#### [Task data]
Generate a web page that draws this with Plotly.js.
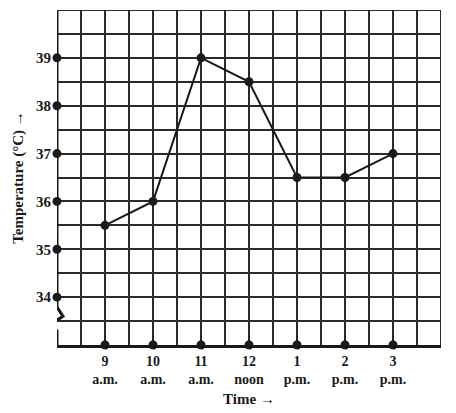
<!DOCTYPE html>
<html><head><meta charset="utf-8">
<script src="https://cdn.plot.ly/plotly-3.0.1.min.js"></script>
<style>html,body{margin:0;padding:0;background:#fff}#chart{width:456px;height:413px}</style>
</head><body><div id="chart"></div>
<script>
const hourLabels = ["9", "10", "11", "12", "1", "2", "3"];
const periodLabels = ["a.m.", "a.m.", "a.m.", "noon", "p.m.", "p.m.", "p.m."];
const temperatures = [35.5, 36, 39, 38.5, 36.5, 36.5, 37];
const yTicks = [34, 35, 36, 37, 38, 39];

const idx = hourLabels.map((_, i) => i);
const xText = hourLabels.map((h, i) => h + '<br>' + periodLabels[i]);
const ink = '#1a1a1a';
const fam = '"Liberation Serif", "Times New Roman", serif';
const fnt = {family: fam, size: 15, color: ink, weight: 'bold'};
const xfnt = {family: fam, size: 14, color: ink, weight: 'bold'};

const traces = [
  {x: idx, y: temperatures, mode: 'lines+markers', line: {color: ink, width: 2},
   marker: {color: ink, size: 9}, cliponaxis: false, hoverinfo: 'skip'},
  {x: idx, y: idx.map(() => 33), mode: 'markers', marker: {color: ink, size: 9}, cliponaxis: false, hoverinfo: 'skip'},
  {x: yTicks.map(() => -1), y: yTicks, mode: 'markers', marker: {color: ink, size: 9}, cliponaxis: false, hoverinfo: 'skip'}
];

const grid = {showgrid: true, gridcolor: '#2a2a2a', gridwidth: 2};
const layout = {
  width: 456, height: 413,
  margin: {l: 57, r: 15, t: 10, b: 68},
  paper_bgcolor: '#fff', plot_bgcolor: '#fff',
  showlegend: false,
  xaxis: Object.assign({
    range: [-1, 7], tickmode: 'array', tickvals: idx, ticktext: xText,
    ticks: '', tickfont: xfnt, zeroline: false, ticklabelstandoff: 1,
    showline: true, linecolor: ink, linewidth: 3,
    minor: Object.assign({tickmode: 'linear', tick0: 0, dtick: 0.5}, grid),
    title: {text: 'Time →', font: fnt, standoff: 8}
  }, grid),
  yaxis: Object.assign({
    range: [33, 40], tickmode: 'array', tickvals: yTicks,
    ticks: '', tickfont: fnt, zeroline: false, showline: false,
    ticklabelstandoff: 5,
    minor: Object.assign({tickmode: 'linear', tick0: 33, dtick: 0.5}, grid),
    title: {text: 'Temperature (°C) →', font: fnt, standoff: 8}
  }, grid),
  shapes: [
    {type: 'path', xref: 'x', yref: 'y', xsizemode: 'pixel', xanchor: -1,
     path: 'M0,40 L0,33.79 L6,33.6 L-6,33.44 L0,33.29 L0,33',
     line: {color: ink, width: 3}},
    {type: 'line', xref: 'x', yref: 'paper', x0: 7, x1: 7, y0: 0, y1: 1,
     line: {color: '#2a2a2a', width: 2}},
    {type: 'line', xref: 'paper', yref: 'y', x0: 0, x1: 1, y0: 40, y1: 40,
     line: {color: '#2a2a2a', width: 2}}
  ]
};
Plotly.newPlot('chart', traces, layout, {staticPlot: true});
</script></body></html>
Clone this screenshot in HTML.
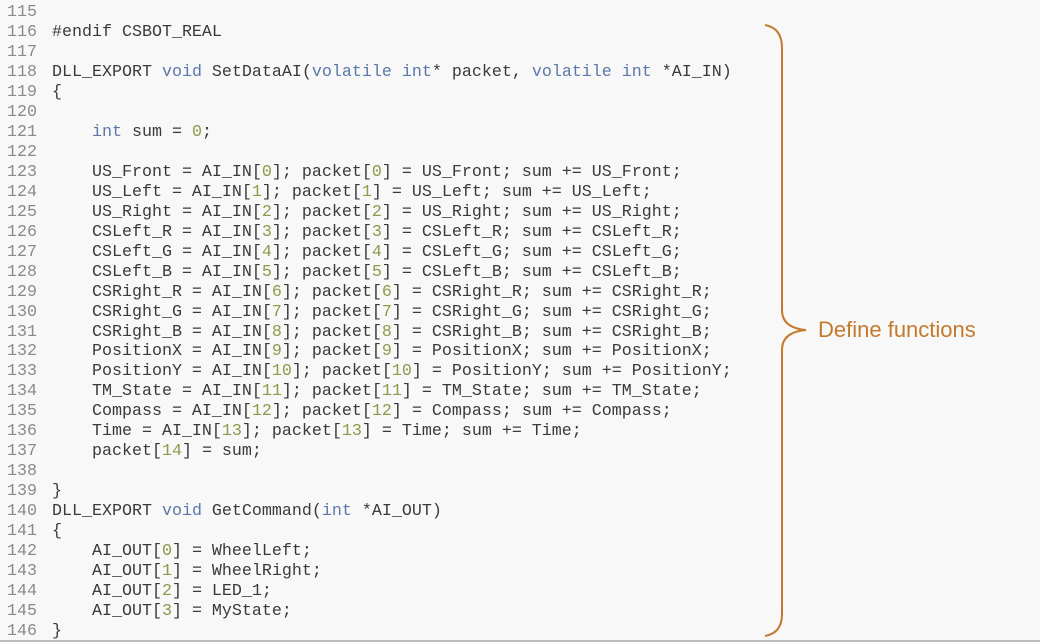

#### [Written request]
From the listing above, print every entry precisely and drop the pictures.

#### [Completed task]
Generate a web page that draws this with Plotly.js.
<!DOCTYPE html>
<html><head><meta charset="utf-8">
<script src="https://cdn.plot.ly/plotly-3.0.1.min.js"></script>
<style>html,body{margin:0;padding:0;background:#fff}#chart{width:456px;height:413px}</style>
</head><body><div id="chart"></div>
<script>
const hourLabels = ["9", "10", "11", "12", "1", "2", "3"];
const periodLabels = ["a.m.", "a.m.", "a.m.", "noon", "p.m.", "p.m.", "p.m."];
const temperatures = [35.5, 36, 39, 38.5, 36.5, 36.5, 37];
const yTicks = [34, 35, 36, 37, 38, 39];

const idx = hourLabels.map((_, i) => i);
const xText = hourLabels.map((h, i) => h + '<br>' + periodLabels[i]);
const ink = '#1a1a1a';
const fam = '"Liberation Serif", "Times New Roman", serif';
const fnt = {family: fam, size: 15, color: ink, weight: 'bold'};
const xfnt = {family: fam, size: 14, color: ink, weight: 'bold'};

const traces = [
  {x: idx, y: temperatures, mode: 'lines+markers', line: {color: ink, width: 2},
   marker: {color: ink, size: 9}, cliponaxis: false, hoverinfo: 'skip'},
  {x: idx, y: idx.map(() => 33), mode: 'markers', marker: {color: ink, size: 9}, cliponaxis: false, hoverinfo: 'skip'},
  {x: yTicks.map(() => -1), y: yTicks, mode: 'markers', marker: {color: ink, size: 9}, cliponaxis: false, hoverinfo: 'skip'}
];

const grid = {showgrid: true, gridcolor: '#2a2a2a', gridwidth: 2};
const layout = {
  width: 456, height: 413,
  margin: {l: 57, r: 15, t: 10, b: 68},
  paper_bgcolor: '#fff', plot_bgcolor: '#fff',
  showlegend: false,
  xaxis: Object.assign({
    range: [-1, 7], tickmode: 'array', tickvals: idx, ticktext: xText,
    ticks: '', tickfont: xfnt, zeroline: false, ticklabelstandoff: 1,
    showline: true, linecolor: ink, linewidth: 3,
    minor: Object.assign({tickmode: 'linear', tick0: 0, dtick: 0.5}, grid),
    title: {text: 'Time →', font: fnt, standoff: 8}
  }, grid),
  yaxis: Object.assign({
    range: [33, 40], tickmode: 'array', tickvals: yTicks,
    ticks: '', tickfont: fnt, zeroline: false, showline: false,
    ticklabelstandoff: 5,
    minor: Object.assign({tickmode: 'linear', tick0: 33, dtick: 0.5}, grid),
    title: {text: 'Temperature (°C) →', font: fnt, standoff: 8}
  }, grid),
  shapes: [
    {type: 'path', xref: 'x', yref: 'y', xsizemode: 'pixel', xanchor: -1,
     path: 'M0,40 L0,33.79 L6,33.6 L-6,33.44 L0,33.29 L0,33',
     line: {color: ink, width: 3}},
    {type: 'line', xref: 'x', yref: 'paper', x0: 7, x1: 7, y0: 0, y1: 1,
     line: {color: '#2a2a2a', width: 2}},
    {type: 'line', xref: 'paper', yref: 'y', x0: 0, x1: 1, y0: 40, y1: 40,
     line: {color: '#2a2a2a', width: 2}}
  ]
};
Plotly.newPlot('chart', traces, layout, {staticPlot: true});
</script></body></html>
Clone this screenshot in HTML.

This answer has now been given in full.